With the advent of nanoelectronics, also called quantum effect electronics, device geometries can be downscaled to achieve significant increases in the functional density of integrated electronic systems. Improvements in functional density of up to an order of magnitude relative to conventional circuitry can be obtained through the use of the natural serpentine switching characteristic of quantum device. F. Capasso, S. Sen, F. Beltram, "Quantum-Effect Devices," High speed Semiconductor Devices. ed. by S. M. Sze, (John Wiley New York 1990) pp. 465-520. These devices display multiple on/off switching transitions as a function of their control inputs so that an entire logic function can be provided by a single switching component. These increases in functional density are particularly important for digital electronics, since there are limits to the scaleability of conventional transistors and wherein the need to increase the performance of integrated circuits is ever-pressing.
Additional increases in functional density can be obtained if arithmetic calculations can be performed in a higher logic radix than the traditional binary of radix-2 method. Conventional logic circuitry is based on 2-state or binary switching components. The pressure to reduce interconnection complexity and chip area provided early impetus to developing three-level (ternary) and n-level (n-ary) computing devices. Multivalued logic (MVL) circuits can also be used to compensate for faults within circuitry by using the extra levels to provide redundancy. Theoretically, average circuit wiring length and intricacy reduce with device radix. Gate count also tends to drop with increasing radix, since fewer devices are required to specify the state variables of the function. For example, ternary multipliers require fewer than 60% of the number of interconnections and 80% of the devices necessary in the equivalent binary configuration. Z. G. Vranesic and V. C. Hamacher, "Ternary Logic in Parallel Multipliers," Journal of Computation Vol. 15, No. 3, p. 2.54 (1972). Thus, multivalued technology has great potential for increasing circuit density and speed.
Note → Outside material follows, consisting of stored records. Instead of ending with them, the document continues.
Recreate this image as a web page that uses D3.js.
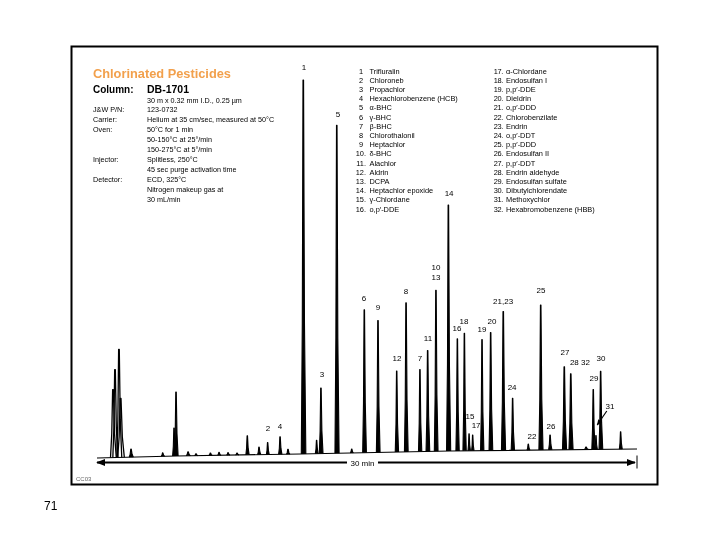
<!DOCTYPE html>
<html>
<head>
<meta charset="utf-8">
<script src="https://d3js.org/d3.v7.min.js"></script>
<style>
  body { margin: 0; background: #fff; }
  svg { will-change: transform; }
  text { font-family: Arial, "Liberation Sans", sans-serif; fill: #000; }
</style>
</head>
<body>
<div id="chart"></div>
<script>
// peaks: retention time (min), response above baseline, half width (min)
var peakTimes   = [0.89, 1.00, 1.22, 1.31, 1.89, 3.65, 4.28, 4.39, 5.06, 5.5, 6.3, 6.78, 7.28, 7.78,
                   8.35, 9.00, 9.48, 10.17, 10.61, 11.46, 12.20, 12.44, 13.32, 14.15, 14.85, 15.61,
                   16.65, 17.17, 17.94, 18.37, 18.83, 19.52, 20.02, 20.41, 20.67, 20.87, 21.39, 21.87,
                   22.57, 23.09, 23.96, 24.65, 25.17, 25.96, 26.32, 27.17, 27.57, 27.72, 27.98, 29.09];
var peakHeights = [68, 88, 108, 59, 8, 3.5, 28, 64, 4, 2, 2.5, 3, 2.5, 2,
                   19, 7.5, 12, 17.5, 5, 374, 13.5, 65.5, 328, 4, 143, 132,
                   81, 149, 82, 101, 161, 246, 112, 117.5, 17, 15.7, 111, 118,
                   139, 52, 6, 145, 15, 83, 76, 2.5, 60, 14, 78, 17.4];
var peakWidths  = [0.14, 0.12, 0.12, 0.16, 0.10, 0.08, 0.08, 0.09, 0.10, 0.08, 0.08, 0.08, 0.08, 0.08,
                   0.08, 0.08, 0.07, 0.08, 0.08, 0.11, 0.07, 0.09, 0.10, 0.07, 0.09, 0.09,
                   0.08, 0.09, 0.08, 0.09, 0.09, 0.10, 0.08, 0.08, 0.06, 0.06, 0.08, 0.09,
                   0.10, 0.08, 0.07, 0.10, 0.08, 0.10, 0.10, 0.10, 0.08, 0.06, 0.09, 0.07];
var solventEnd = 1.5; // solvent front, min

// baseline drift
var baseTimes  = [0, 4.4, 11.3, 19.6, 30];
var baseLevels = [0, 2, 4, 7, 9];

// peak labels (time, level)
var labelTexts  = ["1", "2", "4", "3", "5", "6", "9", "12", "8", "7", "11", "10", "13", "14", "16", "18",
                   "15", "17", "19", "20", "21,23", "24", "22", "25", "26", "27", "28 32", "29", "30", "31"];
var labelTimes  = [11.5, 9.5, 10.17, 12.5, 13.39, 14.83, 15.61, 16.67, 17.17, 17.94, 18.39, 18.83, 18.83, 19.56, 20.0, 20.39,
                   20.72, 21.06, 21.39, 21.94, 22.56, 23.06, 24.17, 24.67, 25.22, 26.0, 26.83, 27.61, 28.0, 28.5];
var labelLevels = [388, 27, 29, 81, 341, 157, 148, 97, 164, 97, 117, 188, 178, 262, 127, 134,
                   39, 30, 126, 134, 154, 68, 19, 165, 29, 103, 93, 77, 97, 49];
var arrowTimes  = [28.32, 27.79];
var arrowLevels = [47, 33];

var compoundNames = ["Trifluralin", "Chloroneb", "Propachlor", "Hexachlorobenzene (HCB)", "\u03b1-BHC", "\u03b3-BHC",
  "\u03b2-BHC", "Chlorothalonil", "Heptachlor", "\u03b4-BHC", "Alachlor", "Aldrin", "DCPA", "Heptachlor epoxide",
  "\u03b3-Chlordane", "o,p\u2032-DDE", "\u03b1-Chlordane", "Endosulfan I", "p,p\u2032-DDE", "Dieldrin", "o,p\u2032-DDD",
  "Chlorobenzilate", "Endrin", "o,p\u2032-DDT", "p,p\u2032-DDD", "Endosulfan II", "p,p\u2032-DDT", "Endrin aldehyde",
  "Endosulfan sulfate", "Dibutylchlorendate", "Methoxychlor", "Hexabromobenzene (HBB)"];

var infoKeys   = ["", "J&W P/N:", "Carrier:", "Oven:", "", "", "Injector:", "", "Detector:", "", ""];
var infoValues = ["30 m x 0.32 mm I.D., 0.25 \u00b5m", "123-0732", "Helium at 35 cm/sec, measured at 50\u00b0C",
  "50\u00b0C for 1 min", "50-150\u00b0C at 25\u00b0/min", "150-275\u00b0C at 5\u00b0/min", "Splitless, 250\u00b0C",
  "45 sec purge activation time", "ECD, 325\u00b0C", "Nitrogen makeup gas at", "30 mL/min"];

var runMinutes = 30;

var svg = d3.select("#chart").append("svg")
    .attr("width", 720)
    .attr("height", 540);

svg.append("rect")
    .attr("x", 71.5).attr("y", 46.5)
    .attr("width", 586).attr("height", 438)
    .style("fill", "none")
    .style("stroke", "#000")
    .style("stroke-width", 2);

var x = d3.scaleLinear().domain([0, runMinutes]).range([97, 637]);
var y = d3.scaleLinear().domain([0, 380]).range([458, 78]);
var base = d3.scaleLinear().domain(baseTimes).range(baseLevels);

var line = d3.line()
    .x(function(d) { return x(d[0]); })
    .y(function(d) { return y(d[1]); });

// baseline
svg.append("path")
    .attr("d", line(baseTimes.map(function(t, i) { return [t, baseLevels[i]]; })))
    .style("fill", "none")
    .style("stroke", "#000")
    .style("stroke-width", 1.2);

// peaks
var peaks = peakTimes.map(function(t, i) {
  return { t: t, h: peakHeights[i], w: peakWidths[i] };
});

svg.selectAll(".peak")
    .data(peaks).enter()
    .append("path")
    .attr("class", "peak")
    .attr("d", function(d) {
      var b = base(d.t);
      return line([
        [d.t - d.w, b],
        [d.t - 0.5 * d.w, b + 0.35 * d.h],
        [d.t - 0.15 * d.w, b + d.h],
        [d.t + 0.15 * d.w, b + d.h],
        [d.t + 0.6 * d.w, b + 0.35 * d.h],
        [d.t + 1.3 * d.w, b]
      ]);
    })
    .style("fill", function(d) { return d.t < solventEnd ? "none" : "#000"; })
    .style("stroke", "#000")
    .style("stroke-width", function(d) { return d.t < solventEnd ? 1.3 : 1.1; })
    .style("stroke-linejoin", "round");

// peak labels
svg.selectAll(".plabel")
    .data(labelTexts).enter()
    .append("text")
    .attr("class", "plabel")
    .attr("x", function(d, i) { return x(labelTimes[i]); })
    .attr("y", function(d, i) { return y(labelLevels[i]); })
    .attr("text-anchor", "middle")
    .style("font-size", "8px")
    .text(function(d) { return d; });

svg.append("defs").append("marker")
    .attr("id", "head")
    .attr("viewBox", "0 0 10 10")
    .attr("refX", 9).attr("refY", 5)
    .attr("markerWidth", 5).attr("markerHeight", 5)
    .attr("orient", "auto-start-reverse")
    .append("path")
    .attr("d", "M0,1L10,5L0,9Z")
    .style("fill", "#000");

svg.append("line")
    .attr("x1", x(arrowTimes[0])).attr("y1", y(arrowLevels[0]))
    .attr("x2", x(arrowTimes[1])).attr("y2", y(arrowLevels[1]))
    .style("stroke", "#000")
    .style("stroke-width", 1.2)
    .attr("marker-end", "url(#head)");

// time arrow
var ay = 462.5;
svg.append("line")
    .attr("x1", x(0)).attr("y1", ay)
    .attr("x2", x(runMinutes) - 2).attr("y2", ay)
    .style("stroke", "#000")
    .style("stroke-width", 1.8)
    .attr("marker-end", "url(#head)")
    .attr("marker-start", "url(#head)");

svg.append("line")
    .attr("x1", x(runMinutes)).attr("y1", ay - 7)
    .attr("x2", x(runMinutes)).attr("y2", ay + 6)
    .style("stroke", "#000")
    .style("stroke-width", 1);

svg.append("rect")
    .attr("x", x(runMinutes / 2) - 20).attr("y", ay - 5)
    .attr("width", 31).attr("height", 10)
    .style("fill", "#fff");
svg.append("text")
    .attr("x", x(runMinutes / 2) - 4.5).attr("y", ay + 3)
    .attr("text-anchor", "middle")
    .style("font-size", "8px")
    .text(runMinutes + " min");

// header
svg.append("text")
    .attr("x", 93).attr("y", 78)
    .style("font-size", "12.8px")
    .style("font-weight", "bold")
    .style("fill", "#f2a04c")
    .text("Chlorinated Pesticides");
svg.append("text")
    .attr("x", 93).attr("y", 93)
    .style("font-size", "10px")
    .style("font-weight", "bold")
    .text("Column:");
svg.append("text")
    .attr("x", 147).attr("y", 93)
    .style("font-size", "10.5px")
    .style("font-weight", "bold")
    .text("DB-1701");

infoValues.forEach(function(v, i) {
  var yy = 102.5 + i * 9.9;
  svg.append("text").attr("x", 93).attr("y", yy)
      .style("font-size", "7.2px").text(infoKeys[i]);
  svg.append("text").attr("x", 147).attr("y", yy)
      .style("font-size", "7.2px").text(v);
});

// compound list
compoundNames.forEach(function(name, i) {
  var col = i < 16 ? 0 : 1,
      row = i % 16,
      yy = 73.5 + row * 9.2,
      n = i + 1;
  if (col === 0) {
    svg.append("text")
        .attr("x", n < 10 ? 363 : 366).attr("y", yy)
        .attr("text-anchor", "end")
        .style("font-size", "7.4px")
        .text(n < 10 ? n : n + ".");
    svg.append("text").attr("x", 369.5).attr("y", yy)
        .style("font-size", "7.4px").text(name);
  } else {
    svg.append("text").attr("x", 503).attr("y", yy)
        .attr("text-anchor", "end")
        .style("font-size", "7.4px")
        .style("letter-spacing", "-0.3px")
        .text(n + ".");
    svg.append("text").attr("x", 506).attr("y", yy)
        .style("font-size", "7.4px").text(name);
  }
});

svg.append("text")
    .attr("x", 76).attr("y", 481)
    .style("font-size", "6px")
    .style("fill", "#666")
    .text("CC03");

svg.append("text")
    .attr("x", 44).attr("y", 510)
    .style("font-size", "12px")
    .text("71");
</script>
</body>
</html>
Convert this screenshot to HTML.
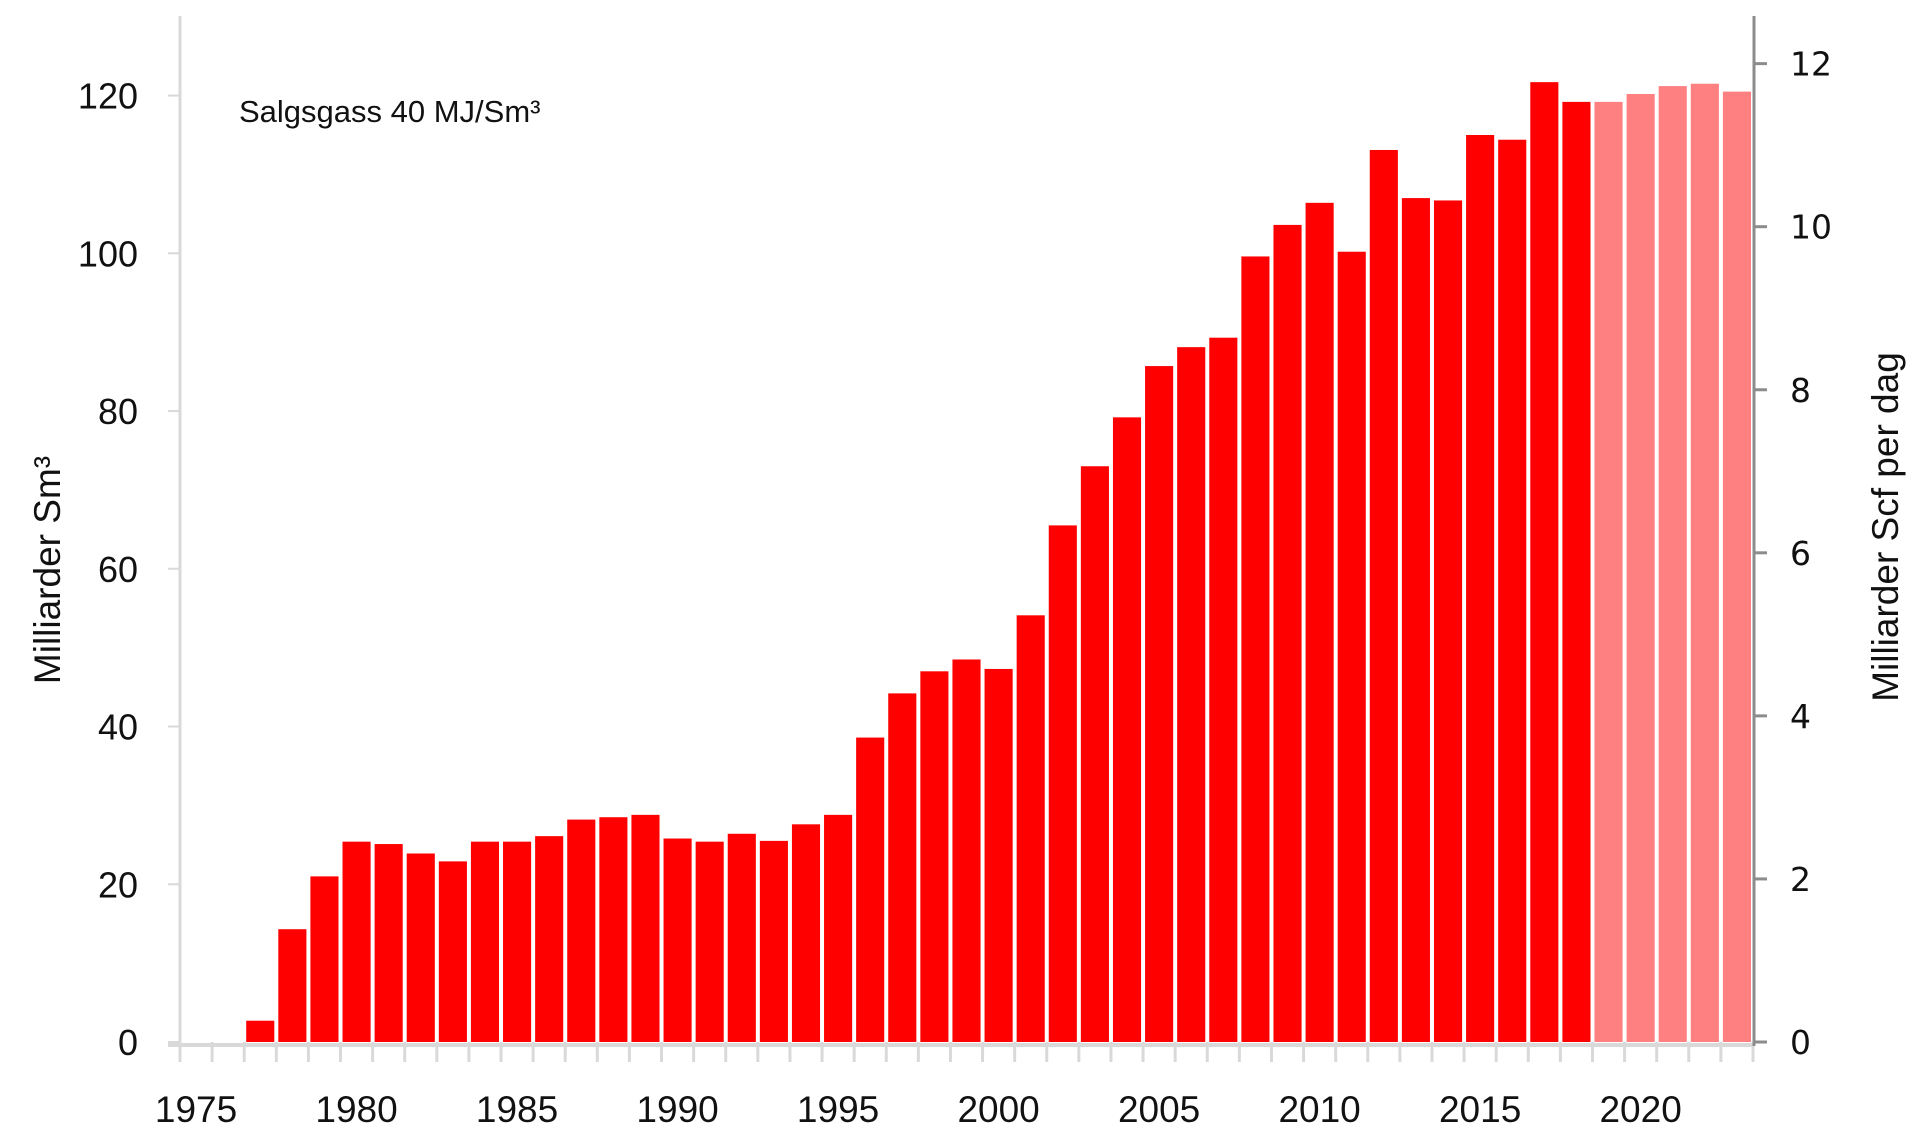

The lack of an adequate device technology has hampered the widespread development of MVL integrated circuits. To maintain noise immunity, it is essential that the transfer characteristic of MVL devices contain multiple plateaus of stable intermediate levels between power rails. Assuming the availability of circuit synthesis tools, the feasibility of the MVL approach depends critically upon the development of practical switching devices. Historical attempts to develop practical implementations of multivalued devices have not been successful. Early examples include the parametron, the Rutz transistor, and various ferrite loop devices. Ultimately, these approaches gave way to MVL circuits built up from binary devices that were arranged to exhibit a multivalued characteristic. But, conventional digital devices such as MOS transistors have a step-like switching characteristic that do not admit a natural multilevel operating mode. Multi-valued logic circuits use fewer logic gates and interconnections to perform the same arithmetic operations, thus saving circuit area and increasing the speed of calculations. Z. G. Vranesic and V. C. Hamacher, "Ternary Logic in Parallel Multipliers," Journal of Computation Vol. 15, No. 3, p. 254 (1972).
Therefore, the need has arisen for a quantum effect logic gate capable of performing complex logic functions within a single device. Furthermore, a need has arisen for such a quantum device that operates at room temperature and higher, and which can be electrically programmed to provide multiple logic operations in binary and multi-valued arithmetic circuits.